Küçük bir kız çocuğu, kendisinden daha küçük
erkek kardeşini kucağına almış Kur’an okuyarak uyutuyor. Kur’an tilavetiyle
kardeşlerini uyutan ve kendisi de bir çocuk olan abla. Kur’an tilavetiyle
uykuya dalan çocuklar. Kur’an’ı hayatın her alanına taşıyan bir bilinç. Ağacın
yalnızca gövdesine değil köklerinden en yüksekteki dalına ve en uçtaki
yaprağına kadar suyu taşıyan bir idrak teyakkuzu bu.
Gazze’de sahur vakitlerinde yiyecek bir şey bulunmuyor. İftar zamanı otları kaynatıp onunla oruçlarını açıyorlar. Sağlam cami kalmadığı için enkazların üzerinde, bombardıman riskine karşın karanlıkta teravih kılıyorlar. Açıp okudukları Kur’an’ların çoğunda enkazların tozu, masumların kanı var. Sokakları süpürüp, çadırları süsleyip her şeye rağmen gülümseyerek Ramazan’ı coşkuyla karşılıyorlar. Çadırların birinin üzerine şu yazıyı yazmışlar: “Savaşın, yıkımın içinde dahi olsan seni teskin eden Kur'an'dır.”

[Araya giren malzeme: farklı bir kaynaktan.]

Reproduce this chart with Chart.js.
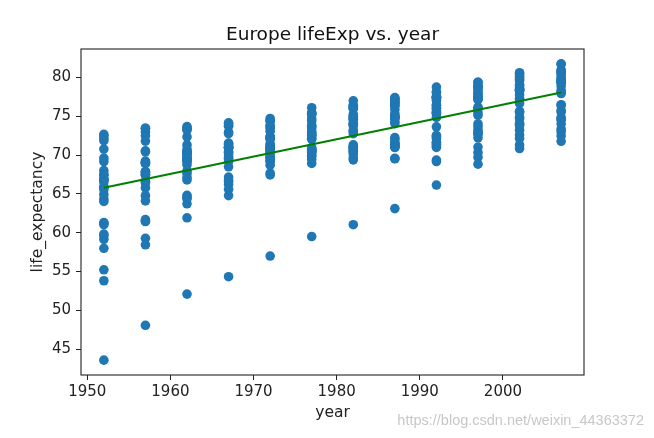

Ambulansların hizmet verdiği, henüz füzelerle hedef alınmadığı ilk
aylarda bölgede yaralıların yardımına koşan ambulans şoförü, Bakara Suresi’nde ayetler okudu ve Allah’ın
sabredenlerle beraber olacağını dünyaya haykırıyor. Kiminin tercihi Bakara Sûresi
oluyor kimisinin tercihi ise Hadid. Kimi Al-i İmran Suresini okurken kimi de
Meryem Suresi’ni tercih ediyor. Herkes o kadar içli dışlı ki Kur’an’la; yaşanan
her şey kendiliğinden gerçekleşiyor. Gazze’nin tümünde Kur’an, adeta nefes
alıyor.
Gazze’de Müslümanlar, Kur’an’ı birilerini galebe çalmak
için okumuyorlar. Rutine dönüşen ve gırtlaktan aşağı inmeyen bir okuma biçimi
de değil onların ki. Mekanik de değil ritüel de. Sanki vahiy yeni baştan nazil
olurmuş gibi ağır ağır, idrak ederek, hissederek, içtenlikle sahiplenerek,
kendine inzal oluyormuşcasına okuyorlar.
Gazze, bir okul. Tüm yeryüzü sıralara oturdu, verilen dersi
izliyor. Direniş nasıl olur? Paylaşma, dayanışma, sabır, tevekkül, sevgi,
bağlılık, azim, kararlılık nasıl olur? Tek tek şahitliklerle gösteriyorlar
bize. Sonrasında tüm bu dersleri dikkatle izleyen ABD'li
Hristiyan Abbey Hafez, "Artık
Kur'an okuyan bir Hristiyan değilim, Kur'an okuyan bir Müslümanım. Hiç bu kadar
huzurlu hissetmemişti” ifadelerini kullanıyor. Filistin
direnişi, insanlığa ilham olmaya devam ediyor.